Once we have these $\alpha_{ij}$ 's, that's when we go back and compute $c_i$ the way we discussed earlier, as the weighted sum of the encoder's hidden states.

How are these alignment-score networks trained, though? There are two techniques. First is Bahdanau attention, the second is Luong attention. They are the topics of the upcoming blogs, so we will not go into that detail as of now. This blog is mostly just intuition.

One important thing: the number of alignment scores (and therefore attention weights) that need to be calculated for a particular sentence pair is equal to the number of words in the input sentence multiplied by the number of words in the output sentence.

Wrapping up

And that's attention in a nutshell. We started with the problem — long sentences breaking the context vector, and the decoder needing more than just one fixed summary to generate good output — and ended up with a mechanism that lets the decoder dynamically look back at the encoder's hidden states at every single time step. The $c_i$ 's are really the heart of this whole thing, and once you get comfortable with how they're computed, the rest of the attention mechanism starts feeling a lot less intimidating.

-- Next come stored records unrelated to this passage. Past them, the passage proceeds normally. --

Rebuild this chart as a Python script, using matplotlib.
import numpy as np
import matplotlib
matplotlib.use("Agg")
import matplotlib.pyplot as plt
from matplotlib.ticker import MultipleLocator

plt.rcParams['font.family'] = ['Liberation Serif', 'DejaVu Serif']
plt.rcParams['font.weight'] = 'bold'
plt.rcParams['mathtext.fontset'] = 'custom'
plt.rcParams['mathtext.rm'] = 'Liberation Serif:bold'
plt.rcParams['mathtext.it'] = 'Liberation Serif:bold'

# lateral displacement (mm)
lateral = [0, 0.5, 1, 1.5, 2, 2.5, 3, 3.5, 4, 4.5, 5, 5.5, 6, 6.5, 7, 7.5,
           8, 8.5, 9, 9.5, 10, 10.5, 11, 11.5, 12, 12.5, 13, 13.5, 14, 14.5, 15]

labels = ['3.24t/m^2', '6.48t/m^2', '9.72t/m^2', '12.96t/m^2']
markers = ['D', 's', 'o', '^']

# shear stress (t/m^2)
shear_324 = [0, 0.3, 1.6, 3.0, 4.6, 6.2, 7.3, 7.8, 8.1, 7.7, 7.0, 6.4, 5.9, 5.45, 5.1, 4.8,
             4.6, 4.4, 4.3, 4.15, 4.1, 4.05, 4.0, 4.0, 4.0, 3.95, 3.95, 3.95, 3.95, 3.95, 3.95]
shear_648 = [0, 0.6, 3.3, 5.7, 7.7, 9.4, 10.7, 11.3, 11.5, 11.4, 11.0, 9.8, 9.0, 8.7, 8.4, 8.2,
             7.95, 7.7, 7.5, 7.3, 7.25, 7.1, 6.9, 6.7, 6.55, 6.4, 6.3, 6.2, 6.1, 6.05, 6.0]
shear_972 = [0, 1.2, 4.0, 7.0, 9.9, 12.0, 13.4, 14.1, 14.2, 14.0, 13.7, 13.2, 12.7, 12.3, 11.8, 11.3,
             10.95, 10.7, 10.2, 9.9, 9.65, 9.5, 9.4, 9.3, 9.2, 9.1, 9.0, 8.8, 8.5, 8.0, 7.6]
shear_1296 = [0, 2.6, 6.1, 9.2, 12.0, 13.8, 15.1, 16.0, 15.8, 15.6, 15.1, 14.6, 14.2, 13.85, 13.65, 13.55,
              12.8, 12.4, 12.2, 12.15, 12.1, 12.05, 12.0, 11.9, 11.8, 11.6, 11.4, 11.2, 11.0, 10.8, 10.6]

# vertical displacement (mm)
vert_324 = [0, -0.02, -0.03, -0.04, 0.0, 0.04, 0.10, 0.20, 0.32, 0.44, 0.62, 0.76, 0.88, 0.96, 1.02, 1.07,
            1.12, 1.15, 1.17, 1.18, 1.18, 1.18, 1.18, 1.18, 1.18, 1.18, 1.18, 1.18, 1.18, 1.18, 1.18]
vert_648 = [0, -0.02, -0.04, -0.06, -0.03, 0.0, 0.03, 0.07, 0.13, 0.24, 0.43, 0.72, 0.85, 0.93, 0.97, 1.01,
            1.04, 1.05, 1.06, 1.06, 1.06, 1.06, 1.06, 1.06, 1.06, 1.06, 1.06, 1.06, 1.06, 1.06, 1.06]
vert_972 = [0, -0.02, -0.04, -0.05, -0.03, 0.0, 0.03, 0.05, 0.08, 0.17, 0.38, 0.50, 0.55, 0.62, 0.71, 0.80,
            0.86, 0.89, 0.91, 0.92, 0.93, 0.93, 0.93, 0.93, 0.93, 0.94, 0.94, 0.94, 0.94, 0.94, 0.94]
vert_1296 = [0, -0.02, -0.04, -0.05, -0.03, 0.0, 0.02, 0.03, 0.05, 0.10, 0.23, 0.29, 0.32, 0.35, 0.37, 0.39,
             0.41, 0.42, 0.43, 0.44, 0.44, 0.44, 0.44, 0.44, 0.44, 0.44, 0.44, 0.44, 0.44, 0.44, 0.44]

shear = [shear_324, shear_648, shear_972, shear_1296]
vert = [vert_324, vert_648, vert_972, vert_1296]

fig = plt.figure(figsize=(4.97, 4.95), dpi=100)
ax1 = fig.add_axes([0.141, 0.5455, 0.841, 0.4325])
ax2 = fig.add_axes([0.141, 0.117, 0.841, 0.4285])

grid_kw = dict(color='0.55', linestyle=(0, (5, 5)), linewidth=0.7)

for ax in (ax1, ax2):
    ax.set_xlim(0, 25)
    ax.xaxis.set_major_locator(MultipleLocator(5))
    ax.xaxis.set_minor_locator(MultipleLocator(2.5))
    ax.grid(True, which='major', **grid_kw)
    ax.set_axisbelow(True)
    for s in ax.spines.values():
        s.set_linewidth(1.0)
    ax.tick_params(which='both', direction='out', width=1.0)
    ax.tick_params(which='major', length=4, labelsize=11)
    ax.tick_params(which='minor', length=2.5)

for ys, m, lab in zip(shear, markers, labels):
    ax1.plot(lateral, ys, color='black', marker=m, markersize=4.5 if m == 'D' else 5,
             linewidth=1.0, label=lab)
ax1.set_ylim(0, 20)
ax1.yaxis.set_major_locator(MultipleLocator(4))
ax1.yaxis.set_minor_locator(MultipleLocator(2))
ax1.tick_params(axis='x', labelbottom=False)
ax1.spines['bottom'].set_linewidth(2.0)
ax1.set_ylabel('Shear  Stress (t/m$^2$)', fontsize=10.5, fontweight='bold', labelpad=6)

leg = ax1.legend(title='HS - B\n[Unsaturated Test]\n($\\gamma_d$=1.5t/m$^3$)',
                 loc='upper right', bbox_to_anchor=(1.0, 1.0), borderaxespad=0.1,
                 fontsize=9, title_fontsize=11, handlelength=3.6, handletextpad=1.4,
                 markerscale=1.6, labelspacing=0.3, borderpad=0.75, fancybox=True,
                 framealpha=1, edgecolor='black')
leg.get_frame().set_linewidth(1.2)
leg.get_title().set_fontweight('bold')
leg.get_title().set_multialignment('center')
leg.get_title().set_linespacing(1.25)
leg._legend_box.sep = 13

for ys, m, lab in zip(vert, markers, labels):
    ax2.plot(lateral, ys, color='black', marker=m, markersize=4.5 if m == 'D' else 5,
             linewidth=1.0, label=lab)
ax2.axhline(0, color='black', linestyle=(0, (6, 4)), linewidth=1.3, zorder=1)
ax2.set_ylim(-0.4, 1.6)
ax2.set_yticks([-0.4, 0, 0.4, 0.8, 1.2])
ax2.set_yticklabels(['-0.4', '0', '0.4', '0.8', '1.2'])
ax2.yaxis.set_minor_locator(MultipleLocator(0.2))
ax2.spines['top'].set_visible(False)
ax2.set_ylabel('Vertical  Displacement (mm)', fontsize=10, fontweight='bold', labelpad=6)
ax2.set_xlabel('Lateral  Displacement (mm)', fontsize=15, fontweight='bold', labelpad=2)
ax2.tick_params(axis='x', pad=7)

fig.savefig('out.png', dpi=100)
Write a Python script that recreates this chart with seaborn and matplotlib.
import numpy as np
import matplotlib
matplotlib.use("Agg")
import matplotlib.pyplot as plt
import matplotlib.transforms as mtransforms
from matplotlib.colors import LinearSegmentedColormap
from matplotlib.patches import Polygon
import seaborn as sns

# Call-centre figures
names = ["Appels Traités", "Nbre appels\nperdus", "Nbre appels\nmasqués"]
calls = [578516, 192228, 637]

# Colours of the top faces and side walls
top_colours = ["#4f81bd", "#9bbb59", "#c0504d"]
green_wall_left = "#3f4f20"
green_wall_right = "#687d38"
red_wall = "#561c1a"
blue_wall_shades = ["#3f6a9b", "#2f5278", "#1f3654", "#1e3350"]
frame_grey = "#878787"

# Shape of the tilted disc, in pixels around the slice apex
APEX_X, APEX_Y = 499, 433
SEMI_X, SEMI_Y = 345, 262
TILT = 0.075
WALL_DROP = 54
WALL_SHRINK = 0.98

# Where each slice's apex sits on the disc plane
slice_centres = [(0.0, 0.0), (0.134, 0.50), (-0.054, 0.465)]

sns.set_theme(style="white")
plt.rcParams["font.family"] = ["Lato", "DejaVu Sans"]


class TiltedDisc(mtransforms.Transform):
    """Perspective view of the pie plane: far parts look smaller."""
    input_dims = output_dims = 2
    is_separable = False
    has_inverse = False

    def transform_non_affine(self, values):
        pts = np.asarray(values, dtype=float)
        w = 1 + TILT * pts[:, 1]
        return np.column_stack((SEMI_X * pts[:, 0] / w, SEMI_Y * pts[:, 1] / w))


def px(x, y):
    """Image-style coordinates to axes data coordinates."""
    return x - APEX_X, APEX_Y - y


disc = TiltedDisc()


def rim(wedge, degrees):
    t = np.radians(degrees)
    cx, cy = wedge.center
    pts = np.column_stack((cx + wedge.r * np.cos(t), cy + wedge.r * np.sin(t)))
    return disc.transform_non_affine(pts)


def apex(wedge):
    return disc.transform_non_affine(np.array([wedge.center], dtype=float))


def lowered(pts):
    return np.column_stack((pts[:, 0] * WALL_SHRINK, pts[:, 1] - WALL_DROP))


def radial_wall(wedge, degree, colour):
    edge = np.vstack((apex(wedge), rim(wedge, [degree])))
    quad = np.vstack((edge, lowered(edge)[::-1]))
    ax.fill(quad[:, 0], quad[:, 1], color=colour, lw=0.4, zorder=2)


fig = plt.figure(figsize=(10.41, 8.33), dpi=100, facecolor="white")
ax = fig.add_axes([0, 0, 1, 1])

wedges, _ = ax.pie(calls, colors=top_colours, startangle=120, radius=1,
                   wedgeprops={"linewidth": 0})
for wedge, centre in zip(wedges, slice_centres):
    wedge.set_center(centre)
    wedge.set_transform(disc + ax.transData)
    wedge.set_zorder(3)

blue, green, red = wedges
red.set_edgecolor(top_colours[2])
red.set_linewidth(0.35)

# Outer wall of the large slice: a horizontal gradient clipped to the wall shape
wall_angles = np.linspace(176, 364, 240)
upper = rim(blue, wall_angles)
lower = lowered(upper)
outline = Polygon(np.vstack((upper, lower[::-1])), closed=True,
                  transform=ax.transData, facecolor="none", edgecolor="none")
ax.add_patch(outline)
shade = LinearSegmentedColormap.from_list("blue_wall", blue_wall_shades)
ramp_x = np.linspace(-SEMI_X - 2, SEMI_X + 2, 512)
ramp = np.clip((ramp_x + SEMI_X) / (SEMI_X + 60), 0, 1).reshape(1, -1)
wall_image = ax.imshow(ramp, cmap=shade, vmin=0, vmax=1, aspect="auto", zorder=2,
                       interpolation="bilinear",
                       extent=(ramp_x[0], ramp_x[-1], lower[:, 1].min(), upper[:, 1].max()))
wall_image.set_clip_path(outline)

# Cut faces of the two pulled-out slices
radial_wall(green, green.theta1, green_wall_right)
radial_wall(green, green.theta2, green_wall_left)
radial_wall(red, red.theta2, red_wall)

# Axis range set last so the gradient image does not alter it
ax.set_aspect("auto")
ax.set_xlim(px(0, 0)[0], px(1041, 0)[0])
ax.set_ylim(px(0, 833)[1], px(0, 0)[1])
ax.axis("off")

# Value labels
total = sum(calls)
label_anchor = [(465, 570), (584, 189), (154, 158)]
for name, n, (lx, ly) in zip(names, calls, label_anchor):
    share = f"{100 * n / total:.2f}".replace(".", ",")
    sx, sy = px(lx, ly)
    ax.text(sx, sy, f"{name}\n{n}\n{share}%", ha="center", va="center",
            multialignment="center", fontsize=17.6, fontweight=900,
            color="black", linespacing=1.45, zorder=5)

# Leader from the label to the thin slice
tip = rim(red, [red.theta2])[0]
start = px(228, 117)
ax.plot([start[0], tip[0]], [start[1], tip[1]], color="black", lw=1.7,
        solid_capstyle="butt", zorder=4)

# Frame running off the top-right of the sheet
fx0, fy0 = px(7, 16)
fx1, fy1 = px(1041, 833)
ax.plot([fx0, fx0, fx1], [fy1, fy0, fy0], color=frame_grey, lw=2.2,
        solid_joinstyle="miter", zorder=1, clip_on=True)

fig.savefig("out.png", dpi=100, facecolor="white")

We've kept things at the intuition level here, on purpose. We saw that the attention weight α isn't the raw alignment score itself, it's what you get once that raw alignment score $e_{ij}$ gets turned into a clean attention weight through softmax, and that's what makes the whole distribution-of-focus idea work. In the next blogs, we'll get into Bahdanau and Luong attention, where we'll actually see how that function $f$ inside the alignment score gets learned during training, and how the two approaches differ in computing it. For now, if you've understood why $c_i$ exists, how it's built from the attention weights, and where those weights themselves come from, you're in great shape to move forward.